AIM OF THE TASK: Without the pictures, set down every line of the data exactly.

-- begin --

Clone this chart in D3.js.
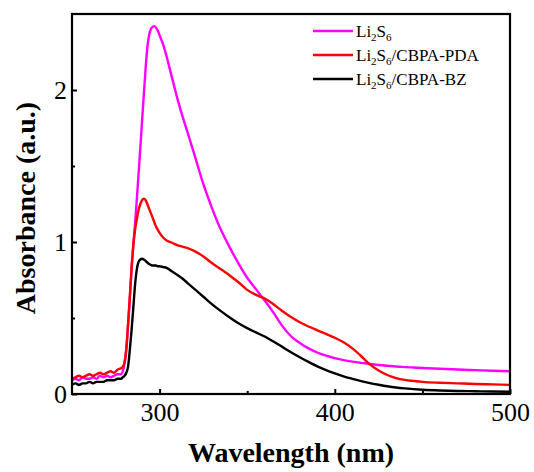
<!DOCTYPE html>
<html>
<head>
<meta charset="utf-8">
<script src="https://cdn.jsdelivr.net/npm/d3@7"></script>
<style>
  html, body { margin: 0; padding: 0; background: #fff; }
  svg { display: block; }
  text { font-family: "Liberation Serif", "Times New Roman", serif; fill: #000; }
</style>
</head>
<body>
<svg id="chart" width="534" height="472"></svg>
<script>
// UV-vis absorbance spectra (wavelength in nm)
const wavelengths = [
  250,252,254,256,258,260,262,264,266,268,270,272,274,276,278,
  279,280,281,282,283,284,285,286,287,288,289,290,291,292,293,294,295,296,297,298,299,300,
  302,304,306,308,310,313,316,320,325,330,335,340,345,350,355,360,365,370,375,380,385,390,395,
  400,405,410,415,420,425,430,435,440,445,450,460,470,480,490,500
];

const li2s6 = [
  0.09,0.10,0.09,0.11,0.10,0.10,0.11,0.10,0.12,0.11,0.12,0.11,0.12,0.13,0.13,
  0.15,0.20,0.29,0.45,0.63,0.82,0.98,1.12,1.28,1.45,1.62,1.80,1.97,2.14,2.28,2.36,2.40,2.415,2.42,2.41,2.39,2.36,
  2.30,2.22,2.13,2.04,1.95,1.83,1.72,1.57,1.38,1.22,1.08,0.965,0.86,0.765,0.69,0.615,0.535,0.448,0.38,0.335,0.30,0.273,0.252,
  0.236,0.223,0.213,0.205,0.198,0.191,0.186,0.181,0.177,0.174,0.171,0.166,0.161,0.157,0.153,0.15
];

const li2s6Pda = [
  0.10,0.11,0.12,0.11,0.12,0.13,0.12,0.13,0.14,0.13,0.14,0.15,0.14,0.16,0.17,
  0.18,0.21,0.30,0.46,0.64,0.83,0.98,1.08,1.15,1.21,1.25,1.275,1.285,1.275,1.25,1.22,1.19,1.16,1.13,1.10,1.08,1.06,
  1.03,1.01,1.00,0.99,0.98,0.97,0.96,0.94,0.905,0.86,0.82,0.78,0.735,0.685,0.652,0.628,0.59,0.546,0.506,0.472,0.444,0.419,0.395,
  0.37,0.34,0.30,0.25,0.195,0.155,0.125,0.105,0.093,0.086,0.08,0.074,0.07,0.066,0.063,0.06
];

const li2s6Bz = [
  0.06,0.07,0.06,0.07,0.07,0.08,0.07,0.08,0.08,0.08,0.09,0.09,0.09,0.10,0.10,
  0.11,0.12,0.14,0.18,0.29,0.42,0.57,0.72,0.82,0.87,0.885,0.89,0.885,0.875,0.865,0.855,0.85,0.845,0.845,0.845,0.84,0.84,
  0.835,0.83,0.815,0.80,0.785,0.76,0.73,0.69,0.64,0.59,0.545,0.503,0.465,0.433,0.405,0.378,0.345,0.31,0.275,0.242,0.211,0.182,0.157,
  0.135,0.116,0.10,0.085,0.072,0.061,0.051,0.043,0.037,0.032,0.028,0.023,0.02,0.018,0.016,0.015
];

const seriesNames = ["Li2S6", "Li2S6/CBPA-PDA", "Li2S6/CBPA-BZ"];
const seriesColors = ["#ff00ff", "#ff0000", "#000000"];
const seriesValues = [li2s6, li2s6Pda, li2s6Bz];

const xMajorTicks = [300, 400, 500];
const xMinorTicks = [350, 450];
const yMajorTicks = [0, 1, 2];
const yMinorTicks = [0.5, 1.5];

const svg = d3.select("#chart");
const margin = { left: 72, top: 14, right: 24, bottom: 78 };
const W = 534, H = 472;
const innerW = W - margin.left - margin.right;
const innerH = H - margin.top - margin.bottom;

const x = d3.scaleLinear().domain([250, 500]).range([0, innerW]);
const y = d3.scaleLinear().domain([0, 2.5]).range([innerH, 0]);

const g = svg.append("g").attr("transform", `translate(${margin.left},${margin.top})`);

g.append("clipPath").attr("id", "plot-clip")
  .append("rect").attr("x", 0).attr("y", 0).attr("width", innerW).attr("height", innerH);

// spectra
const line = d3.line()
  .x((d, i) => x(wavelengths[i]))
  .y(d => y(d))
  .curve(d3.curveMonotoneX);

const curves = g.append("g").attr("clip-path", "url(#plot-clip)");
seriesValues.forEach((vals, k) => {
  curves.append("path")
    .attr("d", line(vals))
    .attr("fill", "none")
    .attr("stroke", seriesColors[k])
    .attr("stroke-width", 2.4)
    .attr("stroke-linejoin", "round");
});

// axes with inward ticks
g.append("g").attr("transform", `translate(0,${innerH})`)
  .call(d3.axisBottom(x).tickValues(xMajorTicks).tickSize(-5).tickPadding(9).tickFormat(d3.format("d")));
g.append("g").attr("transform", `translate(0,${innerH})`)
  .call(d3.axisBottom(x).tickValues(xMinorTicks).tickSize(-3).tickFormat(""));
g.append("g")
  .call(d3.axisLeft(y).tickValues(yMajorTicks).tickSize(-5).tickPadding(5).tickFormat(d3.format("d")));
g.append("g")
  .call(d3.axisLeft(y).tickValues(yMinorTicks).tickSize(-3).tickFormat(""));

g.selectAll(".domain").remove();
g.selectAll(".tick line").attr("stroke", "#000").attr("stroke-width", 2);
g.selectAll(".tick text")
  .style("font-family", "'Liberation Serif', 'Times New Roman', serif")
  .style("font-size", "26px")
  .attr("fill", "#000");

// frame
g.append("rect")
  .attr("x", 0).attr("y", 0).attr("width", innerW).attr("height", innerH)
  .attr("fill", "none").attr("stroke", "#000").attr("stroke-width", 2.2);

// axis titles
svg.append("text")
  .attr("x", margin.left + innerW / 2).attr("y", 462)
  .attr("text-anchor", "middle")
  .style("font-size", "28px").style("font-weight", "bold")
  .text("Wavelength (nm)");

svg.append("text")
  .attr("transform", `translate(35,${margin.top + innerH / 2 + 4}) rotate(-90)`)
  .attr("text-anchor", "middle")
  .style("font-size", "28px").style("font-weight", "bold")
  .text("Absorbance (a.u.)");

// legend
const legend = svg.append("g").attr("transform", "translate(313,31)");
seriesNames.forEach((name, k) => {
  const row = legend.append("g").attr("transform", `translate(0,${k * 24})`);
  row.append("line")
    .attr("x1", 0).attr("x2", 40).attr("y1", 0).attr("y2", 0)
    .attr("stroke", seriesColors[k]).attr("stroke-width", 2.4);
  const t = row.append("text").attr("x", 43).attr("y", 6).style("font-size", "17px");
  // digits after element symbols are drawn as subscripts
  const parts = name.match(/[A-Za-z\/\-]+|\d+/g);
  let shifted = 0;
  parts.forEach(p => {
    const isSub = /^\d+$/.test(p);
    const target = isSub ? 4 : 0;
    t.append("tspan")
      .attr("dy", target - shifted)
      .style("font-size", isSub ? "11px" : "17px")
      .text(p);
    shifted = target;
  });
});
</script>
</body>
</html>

-- end --

FULL RESPONSE:
Clone this chart in D3.js.
<!DOCTYPE html>
<html>
<head>
<meta charset="utf-8">
<script src="https://cdn.jsdelivr.net/npm/d3@7"></script>
<style>
  html, body { margin: 0; padding: 0; background: #fff; }
  svg { display: block; }
  text { font-family: "Liberation Serif", "Times New Roman", serif; fill: #000; }
</style>
</head>
<body>
<svg id="chart" width="534" height="472"></svg>
<script>
// UV-vis absorbance spectra (wavelength in nm)
const wavelengths = [
  250,252,254,256,258,260,262,264,266,268,270,272,274,276,278,
  279,280,281,282,283,284,285,286,287,288,289,290,291,292,293,294,295,296,297,298,299,300,
  302,304,306,308,310,313,316,320,325,330,335,340,345,350,355,360,365,370,375,380,385,390,395,
  400,405,410,415,420,425,430,435,440,445,450,460,470,480,490,500
];

const li2s6 = [
  0.09,0.10,0.09,0.11,0.10,0.10,0.11,0.10,0.12,0.11,0.12,0.11,0.12,0.13,0.13,
  0.15,0.20,0.29,0.45,0.63,0.82,0.98,1.12,1.28,1.45,1.62,1.80,1.97,2.14,2.28,2.36,2.40,2.415,2.42,2.41,2.39,2.36,
  2.30,2.22,2.13,2.04,1.95,1.83,1.72,1.57,1.38,1.22,1.08,0.965,0.86,0.765,0.69,0.615,0.535,0.448,0.38,0.335,0.30,0.273,0.252,
  0.236,0.223,0.213,0.205,0.198,0.191,0.186,0.181,0.177,0.174,0.171,0.166,0.161,0.157,0.153,0.15
];

const li2s6Pda = [
  0.10,0.11,0.12,0.11,0.12,0.13,0.12,0.13,0.14,0.13,0.14,0.15,0.14,0.16,0.17,
  0.18,0.21,0.30,0.46,0.64,0.83,0.98,1.08,1.15,1.21,1.25,1.275,1.285,1.275,1.25,1.22,1.19,1.16,1.13,1.10,1.08,1.06,
  1.03,1.01,1.00,0.99,0.98,0.97,0.96,0.94,0.905,0.86,0.82,0.78,0.735,0.685,0.652,0.628,0.59,0.546,0.506,0.472,0.444,0.419,0.395,
  0.37,0.34,0.30,0.25,0.195,0.155,0.125,0.105,0.093,0.086,0.08,0.074,0.07,0.066,0.063,0.06
];

const li2s6Bz = [
  0.06,0.07,0.06,0.07,0.07,0.08,0.07,0.08,0.08,0.08,0.09,0.09,0.09,0.10,0.10,
  0.11,0.12,0.14,0.18,0.29,0.42,0.57,0.72,0.82,0.87,0.885,0.89,0.885,0.875,0.865,0.855,0.85,0.845,0.845,0.845,0.84,0.84,
  0.835,0.83,0.815,0.80,0.785,0.76,0.73,0.69,0.64,0.59,0.545,0.503,0.465,0.433,0.405,0.378,0.345,0.31,0.275,0.242,0.211,0.182,0.157,
  0.135,0.116,0.10,0.085,0.072,0.061,0.051,0.043,0.037,0.032,0.028,0.023,0.02,0.018,0.016,0.015
];

const seriesNames = ["Li2S6", "Li2S6/CBPA-PDA", "Li2S6/CBPA-BZ"];
const seriesColors = ["#ff00ff", "#ff0000", "#000000"];
const seriesValues = [li2s6, li2s6Pda, li2s6Bz];

const xMajorTicks = [300, 400, 500];
const xMinorTicks = [350, 450];
const yMajorTicks = [0, 1, 2];
const yMinorTicks = [0.5, 1.5];

const svg = d3.select("#chart");
const margin = { left: 72, top: 14, right: 24, bottom: 78 };
const W = 534, H = 472;
const innerW = W - margin.left - margin.right;
const innerH = H - margin.top - margin.bottom;

const x = d3.scaleLinear().domain([250, 500]).range([0, innerW]);
const y = d3.scaleLinear().domain([0, 2.5]).range([innerH, 0]);

const g = svg.append("g").attr("transform", `translate(${margin.left},${margin.top})`);

g.append("clipPath").attr("id", "plot-clip")
  .append("rect").attr("x", 0).attr("y", 0).attr("width", innerW).attr("height", innerH);

// spectra
const line = d3.line()
  .x((d, i) => x(wavelengths[i]))
  .y(d => y(d))
  .curve(d3.curveMonotoneX);

const curves = g.append("g").attr("clip-path", "url(#plot-clip)");
seriesValues.forEach((vals, k) => {
  curves.append("path")
    .attr("d", line(vals))
    .attr("fill", "none")
    .attr("stroke", seriesColors[k])
    .attr("stroke-width", 2.4)
    .attr("stroke-linejoin", "round");
});

// axes with inward ticks
g.append("g").attr("transform", `translate(0,${innerH})`)
  .call(d3.axisBottom(x).tickValues(xMajorTicks).tickSize(-5).tickPadding(9).tickFormat(d3.format("d")));
g.append("g").attr("transform", `translate(0,${innerH})`)
  .call(d3.axisBottom(x).tickValues(xMinorTicks).tickSize(-3).tickFormat(""));
g.append("g")
  .call(d3.axisLeft(y).tickValues(yMajorTicks).tickSize(-5).tickPadding(5).tickFormat(d3.format("d")));
g.append("g")
  .call(d3.axisLeft(y).tickValues(yMinorTicks).tickSize(-3).tickFormat(""));

g.selectAll(".domain").remove();
g.selectAll(".tick line").attr("stroke", "#000").attr("stroke-width", 2);
g.selectAll(".tick text")
  .style("font-family", "'Liberation Serif', 'Times New Roman', serif")
  .style("font-size", "26px")
  .attr("fill", "#000");

// frame
g.append("rect")
  .attr("x", 0).attr("y", 0).attr("width", innerW).attr("height", innerH)
  .attr("fill", "none").attr("stroke", "#000").attr("stroke-width", 2.2);

// axis titles
svg.append("text")
  .attr("x", margin.left + innerW / 2).attr("y", 462)
  .attr("text-anchor", "middle")
  .style("font-size", "28px").style("font-weight", "bold")
  .text("Wavelength (nm)");

svg.append("text")
  .attr("transform", `translate(35,${margin.top + innerH / 2 + 4}) rotate(-90)`)
  .attr("text-anchor", "middle")
  .style("font-size", "28px").style("font-weight", "bold")
  .text("Absorbance (a.u.)");

// legend
const legend = svg.append("g").attr("transform", "translate(313,31)");
seriesNames.forEach((name, k) => {
  const row = legend.append("g").attr("transform", `translate(0,${k * 24})`);
  row.append("line")
    .attr("x1", 0).attr("x2", 40).attr("y1", 0).attr("y2", 0)
    .attr("stroke", seriesColors[k]).attr("stroke-width", 2.4);
  const t = row.append("text").attr("x", 43).attr("y", 6).style("font-size", "17px");
  // digits after element symbols are drawn as subscripts
  const parts = name.match(/[A-Za-z\/\-]+|\d+/g);
  let shifted = 0;
  parts.forEach(p => {
    const isSub = /^\d+$/.test(p);
    const target = isSub ? 4 : 0;
    t.append("tspan")
      .attr("dy", target - shifted)
      .style("font-size", isSub ? "11px" : "17px")
      .text(p);
    shifted = target;
  });
});
</script>
</body>
</html>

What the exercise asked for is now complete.